> [PROBLEM]
Transcribe all of the data exactly. Omit the pictures.

> [DATA BLOCK]

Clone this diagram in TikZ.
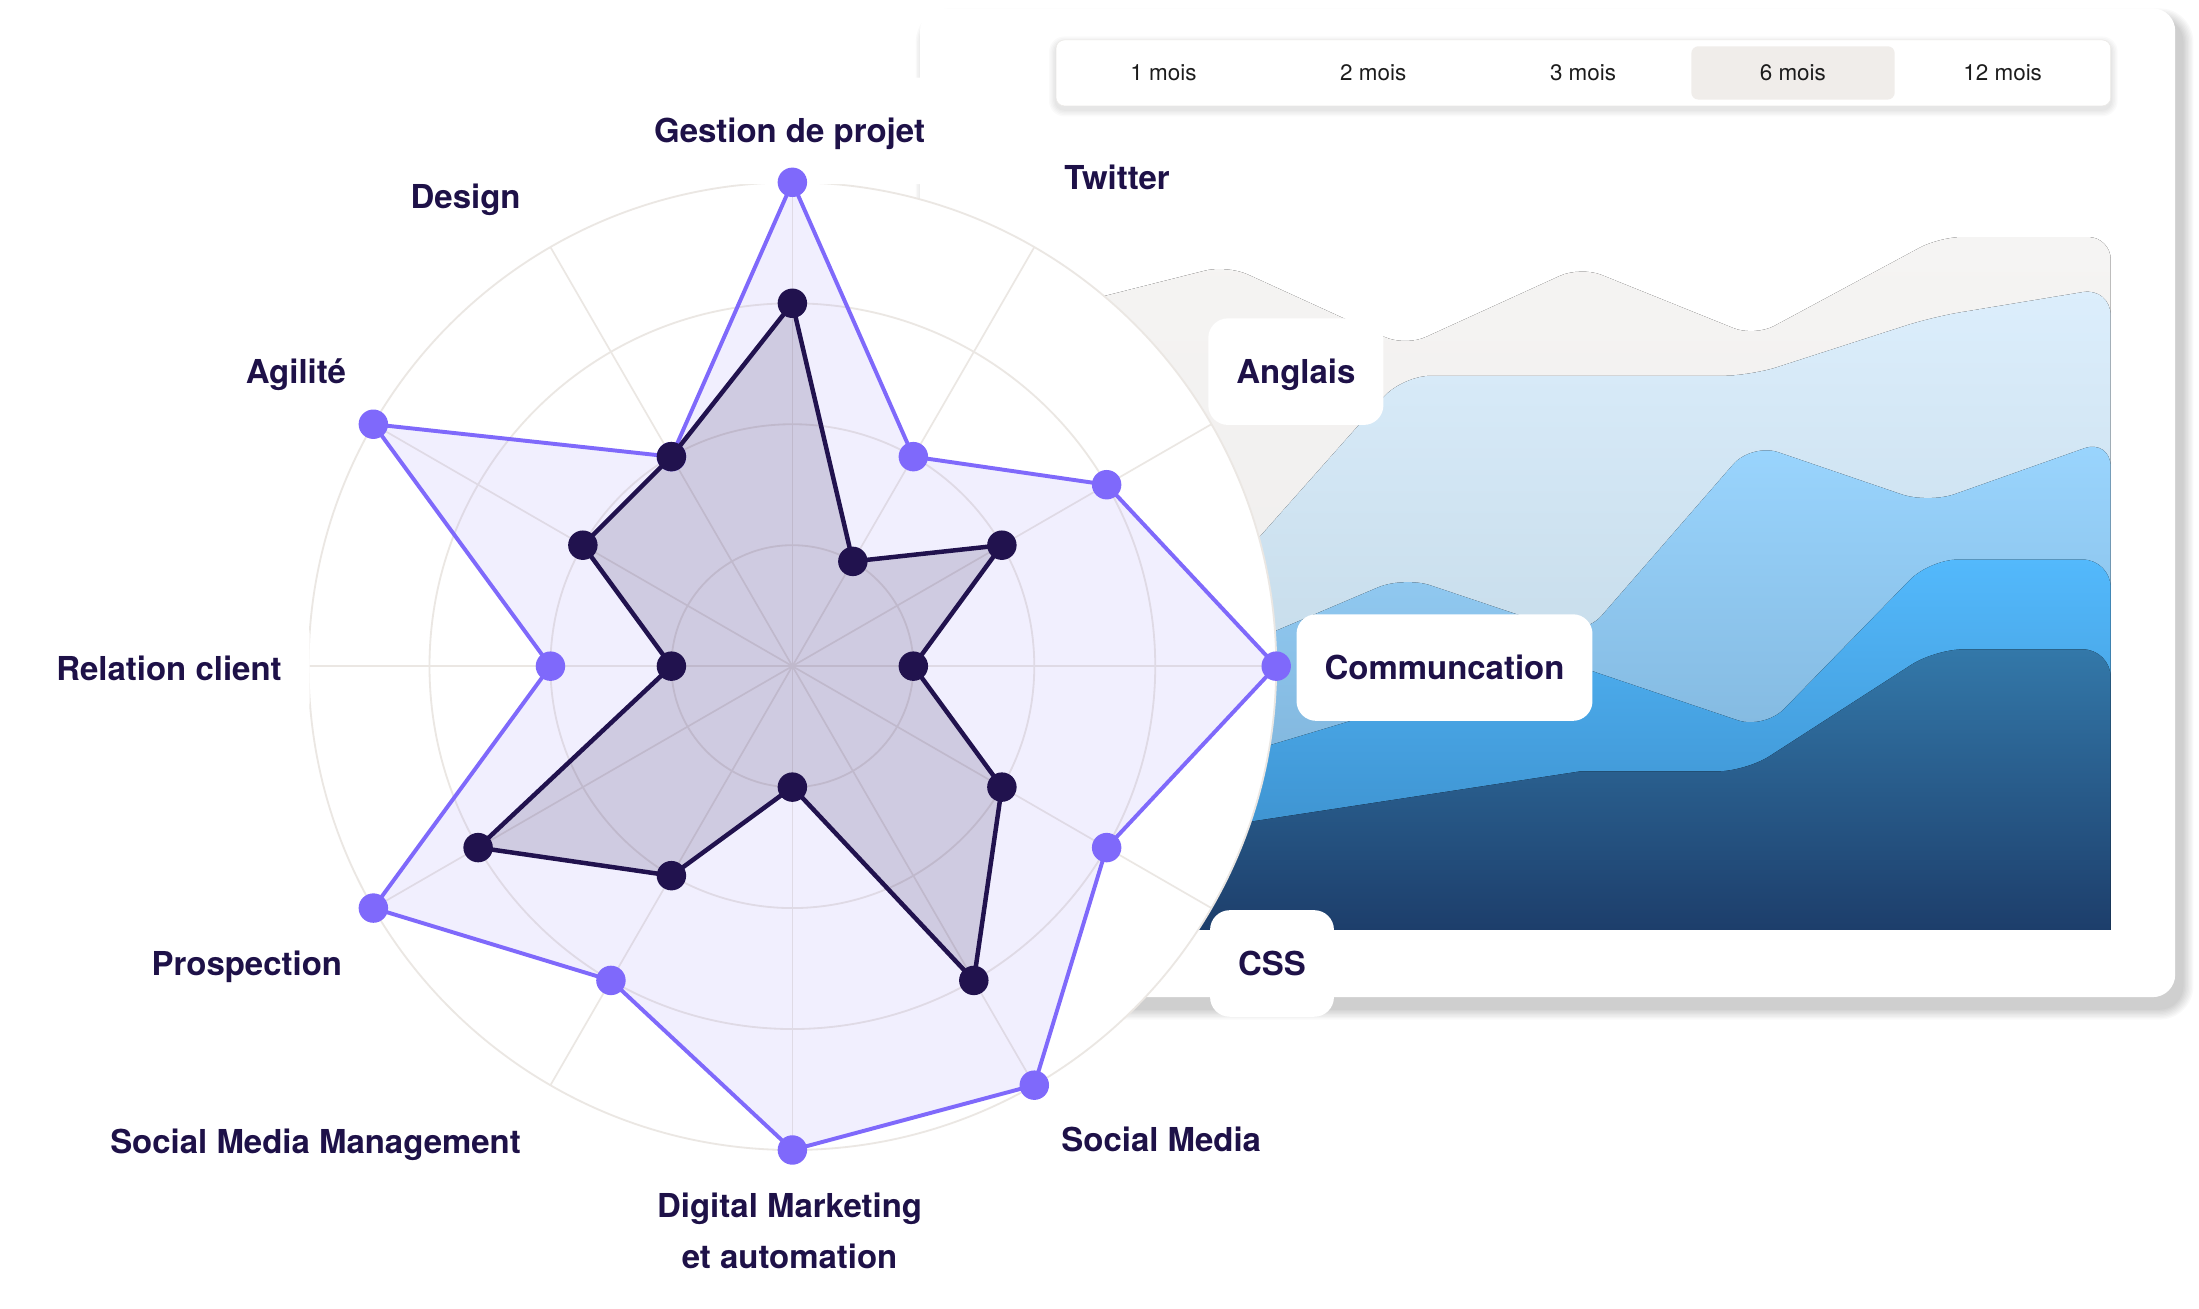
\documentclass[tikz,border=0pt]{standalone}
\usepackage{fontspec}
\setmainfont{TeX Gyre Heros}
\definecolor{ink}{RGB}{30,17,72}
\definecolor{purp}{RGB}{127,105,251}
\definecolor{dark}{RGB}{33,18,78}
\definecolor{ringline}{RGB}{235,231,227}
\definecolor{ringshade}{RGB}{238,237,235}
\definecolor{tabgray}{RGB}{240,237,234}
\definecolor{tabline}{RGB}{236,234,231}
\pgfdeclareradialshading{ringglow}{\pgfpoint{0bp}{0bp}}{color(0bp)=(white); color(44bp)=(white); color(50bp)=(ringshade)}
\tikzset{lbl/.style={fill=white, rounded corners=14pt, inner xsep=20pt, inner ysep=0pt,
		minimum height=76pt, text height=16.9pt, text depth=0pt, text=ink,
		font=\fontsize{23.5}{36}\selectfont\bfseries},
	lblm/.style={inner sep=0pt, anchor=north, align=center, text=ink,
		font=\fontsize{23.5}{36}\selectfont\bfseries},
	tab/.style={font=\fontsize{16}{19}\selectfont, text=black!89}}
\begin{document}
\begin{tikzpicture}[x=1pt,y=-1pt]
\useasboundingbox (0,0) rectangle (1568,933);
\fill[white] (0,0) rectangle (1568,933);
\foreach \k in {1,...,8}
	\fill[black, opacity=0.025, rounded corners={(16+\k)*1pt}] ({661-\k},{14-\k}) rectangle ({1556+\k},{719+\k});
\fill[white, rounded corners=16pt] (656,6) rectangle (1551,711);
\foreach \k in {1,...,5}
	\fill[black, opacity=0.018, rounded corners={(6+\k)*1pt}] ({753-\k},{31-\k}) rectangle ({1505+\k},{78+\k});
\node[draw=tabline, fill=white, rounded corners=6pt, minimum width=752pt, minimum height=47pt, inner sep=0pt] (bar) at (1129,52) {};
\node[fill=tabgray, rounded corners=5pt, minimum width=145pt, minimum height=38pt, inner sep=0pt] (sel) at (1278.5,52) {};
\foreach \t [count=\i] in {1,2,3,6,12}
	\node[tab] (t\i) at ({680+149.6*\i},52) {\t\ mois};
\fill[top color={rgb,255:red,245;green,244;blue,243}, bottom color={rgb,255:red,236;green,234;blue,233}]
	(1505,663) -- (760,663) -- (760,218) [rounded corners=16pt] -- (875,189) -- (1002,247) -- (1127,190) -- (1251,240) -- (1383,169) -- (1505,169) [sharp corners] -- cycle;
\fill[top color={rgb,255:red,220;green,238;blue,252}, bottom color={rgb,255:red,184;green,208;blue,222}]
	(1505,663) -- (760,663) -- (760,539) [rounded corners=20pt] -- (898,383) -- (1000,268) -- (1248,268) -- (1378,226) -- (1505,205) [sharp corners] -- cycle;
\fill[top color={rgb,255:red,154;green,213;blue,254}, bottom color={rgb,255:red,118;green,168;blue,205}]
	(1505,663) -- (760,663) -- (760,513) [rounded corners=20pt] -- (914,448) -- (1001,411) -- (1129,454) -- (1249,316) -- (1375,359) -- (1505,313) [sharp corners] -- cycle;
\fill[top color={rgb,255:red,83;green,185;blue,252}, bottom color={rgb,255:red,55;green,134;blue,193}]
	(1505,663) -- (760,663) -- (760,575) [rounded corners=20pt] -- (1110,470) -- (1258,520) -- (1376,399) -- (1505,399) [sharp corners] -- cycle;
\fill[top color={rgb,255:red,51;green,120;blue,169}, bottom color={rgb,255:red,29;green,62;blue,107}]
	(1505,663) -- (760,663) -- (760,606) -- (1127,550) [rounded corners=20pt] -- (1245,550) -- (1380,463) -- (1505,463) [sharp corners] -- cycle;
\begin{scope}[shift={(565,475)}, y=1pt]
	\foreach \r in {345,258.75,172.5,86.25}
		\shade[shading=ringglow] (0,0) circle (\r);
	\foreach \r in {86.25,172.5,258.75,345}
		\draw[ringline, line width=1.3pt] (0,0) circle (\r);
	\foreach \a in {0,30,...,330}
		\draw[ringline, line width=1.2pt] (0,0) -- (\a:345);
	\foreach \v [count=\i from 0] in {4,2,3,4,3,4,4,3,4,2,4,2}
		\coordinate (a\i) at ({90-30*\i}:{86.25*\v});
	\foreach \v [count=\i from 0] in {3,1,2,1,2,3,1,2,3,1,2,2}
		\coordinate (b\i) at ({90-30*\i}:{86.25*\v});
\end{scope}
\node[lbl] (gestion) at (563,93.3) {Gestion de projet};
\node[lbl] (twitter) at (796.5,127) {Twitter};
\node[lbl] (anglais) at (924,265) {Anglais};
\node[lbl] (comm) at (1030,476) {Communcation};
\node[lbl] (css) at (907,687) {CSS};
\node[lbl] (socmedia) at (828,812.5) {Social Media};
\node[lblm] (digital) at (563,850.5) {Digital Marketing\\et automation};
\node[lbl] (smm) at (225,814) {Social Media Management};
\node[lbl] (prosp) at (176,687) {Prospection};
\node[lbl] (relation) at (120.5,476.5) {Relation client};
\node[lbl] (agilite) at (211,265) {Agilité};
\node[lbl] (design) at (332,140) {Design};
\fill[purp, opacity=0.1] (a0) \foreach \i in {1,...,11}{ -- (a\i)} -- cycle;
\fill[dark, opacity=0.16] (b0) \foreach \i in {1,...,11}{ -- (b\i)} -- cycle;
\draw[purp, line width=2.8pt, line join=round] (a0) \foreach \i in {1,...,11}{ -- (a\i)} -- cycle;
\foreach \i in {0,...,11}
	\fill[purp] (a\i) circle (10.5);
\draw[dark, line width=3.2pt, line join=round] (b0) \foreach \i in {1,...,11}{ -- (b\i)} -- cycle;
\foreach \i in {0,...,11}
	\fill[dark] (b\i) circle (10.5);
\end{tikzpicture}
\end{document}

> [RESPONSE BELOW]
Clone this diagram in TikZ.
\documentclass[tikz,border=0pt]{standalone}
\usepackage{fontspec}
\setmainfont{TeX Gyre Heros}
\definecolor{ink}{RGB}{30,17,72}
\definecolor{purp}{RGB}{127,105,251}
\definecolor{dark}{RGB}{33,18,78}
\definecolor{ringline}{RGB}{235,231,227}
\definecolor{ringshade}{RGB}{238,237,235}
\definecolor{tabgray}{RGB}{240,237,234}
\definecolor{tabline}{RGB}{236,234,231}
\pgfdeclareradialshading{ringglow}{\pgfpoint{0bp}{0bp}}{color(0bp)=(white); color(44bp)=(white); color(50bp)=(ringshade)}
\tikzset{lbl/.style={fill=white, rounded corners=14pt, inner xsep=20pt, inner ysep=0pt,
		minimum height=76pt, text height=16.9pt, text depth=0pt, text=ink,
		font=\fontsize{23.5}{36}\selectfont\bfseries},
	lblm/.style={inner sep=0pt, anchor=north, align=center, text=ink,
		font=\fontsize{23.5}{36}\selectfont\bfseries},
	tab/.style={font=\fontsize{16}{19}\selectfont, text=black!89}}
\begin{document}
\begin{tikzpicture}[x=1pt,y=-1pt]
\useasboundingbox (0,0) rectangle (1568,933);
\fill[white] (0,0) rectangle (1568,933);
\foreach \k in {1,...,8}
	\fill[black, opacity=0.025, rounded corners={(16+\k)*1pt}] ({661-\k},{14-\k}) rectangle ({1556+\k},{719+\k});
\fill[white, rounded corners=16pt] (656,6) rectangle (1551,711);
\foreach \k in {1,...,5}
	\fill[black, opacity=0.018, rounded corners={(6+\k)*1pt}] ({753-\k},{31-\k}) rectangle ({1505+\k},{78+\k});
\node[draw=tabline, fill=white, rounded corners=6pt, minimum width=752pt, minimum height=47pt, inner sep=0pt] (bar) at (1129,52) {};
\node[fill=tabgray, rounded corners=5pt, minimum width=145pt, minimum height=38pt, inner sep=0pt] (sel) at (1278.5,52) {};
\foreach \t [count=\i] in {1,2,3,6,12}
	\node[tab] (t\i) at ({680+149.6*\i},52) {\t\ mois};
\fill[top color={rgb,255:red,245;green,244;blue,243}, bottom color={rgb,255:red,236;green,234;blue,233}]
	(1505,663) -- (760,663) -- (760,218) [rounded corners=16pt] -- (875,189) -- (1002,247) -- (1127,190) -- (1251,240) -- (1383,169) -- (1505,169) [sharp corners] -- cycle;
\fill[top color={rgb,255:red,220;green,238;blue,252}, bottom color={rgb,255:red,184;green,208;blue,222}]
	(1505,663) -- (760,663) -- (760,539) [rounded corners=20pt] -- (898,383) -- (1000,268) -- (1248,268) -- (1378,226) -- (1505,205) [sharp corners] -- cycle;
\fill[top color={rgb,255:red,154;green,213;blue,254}, bottom color={rgb,255:red,118;green,168;blue,205}]
	(1505,663) -- (760,663) -- (760,513) [rounded corners=20pt] -- (914,448) -- (1001,411) -- (1129,454) -- (1249,316) -- (1375,359) -- (1505,313) [sharp corners] -- cycle;
\fill[top color={rgb,255:red,83;green,185;blue,252}, bottom color={rgb,255:red,55;green,134;blue,193}]
	(1505,663) -- (760,663) -- (760,575) [rounded corners=20pt] -- (1110,470) -- (1258,520) -- (1376,399) -- (1505,399) [sharp corners] -- cycle;
\fill[top color={rgb,255:red,51;green,120;blue,169}, bottom color={rgb,255:red,29;green,62;blue,107}]
	(1505,663) -- (760,663) -- (760,606) -- (1127,550) [rounded corners=20pt] -- (1245,550) -- (1380,463) -- (1505,463) [sharp corners] -- cycle;
\begin{scope}[shift={(565,475)}, y=1pt]
	\foreach \r in {345,258.75,172.5,86.25}
		\shade[shading=ringglow] (0,0) circle (\r);
	\foreach \r in {86.25,172.5,258.75,345}
		\draw[ringline, line width=1.3pt] (0,0) circle (\r);
	\foreach \a in {0,30,...,330}
		\draw[ringline, line width=1.2pt] (0,0) -- (\a:345);
	\foreach \v [count=\i from 0] in {4,2,3,4,3,4,4,3,4,2,4,2}
		\coordinate (a\i) at ({90-30*\i}:{86.25*\v});
	\foreach \v [count=\i from 0] in {3,1,2,1,2,3,1,2,3,1,2,2}
		\coordinate (b\i) at ({90-30*\i}:{86.25*\v});
\end{scope}
\node[lbl] (gestion) at (563,93.3) {Gestion de projet};
\node[lbl] (twitter) at (796.5,127) {Twitter};
\node[lbl] (anglais) at (924,265) {Anglais};
\node[lbl] (comm) at (1030,476) {Communcation};
\node[lbl] (css) at (907,687) {CSS};
\node[lbl] (socmedia) at (828,812.5) {Social Media};
\node[lblm] (digital) at (563,850.5) {Digital Marketing\\et automation};
\node[lbl] (smm) at (225,814) {Social Media Management};
\node[lbl] (prosp) at (176,687) {Prospection};
\node[lbl] (relation) at (120.5,476.5) {Relation client};
\node[lbl] (agilite) at (211,265) {Agilité};
\node[lbl] (design) at (332,140) {Design};
\fill[purp, opacity=0.1] (a0) \foreach \i in {1,...,11}{ -- (a\i)} -- cycle;
\fill[dark, opacity=0.16] (b0) \foreach \i in {1,...,11}{ -- (b\i)} -- cycle;
\draw[purp, line width=2.8pt, line join=round] (a0) \foreach \i in {1,...,11}{ -- (a\i)} -- cycle;
\foreach \i in {0,...,11}
	\fill[purp] (a\i) circle (10.5);
\draw[dark, line width=3.2pt, line join=round] (b0) \foreach \i in {1,...,11}{ -- (b\i)} -- cycle;
\foreach \i in {0,...,11}
	\fill[dark] (b\i) circle (10.5);
\end{tikzpicture}
\end{document}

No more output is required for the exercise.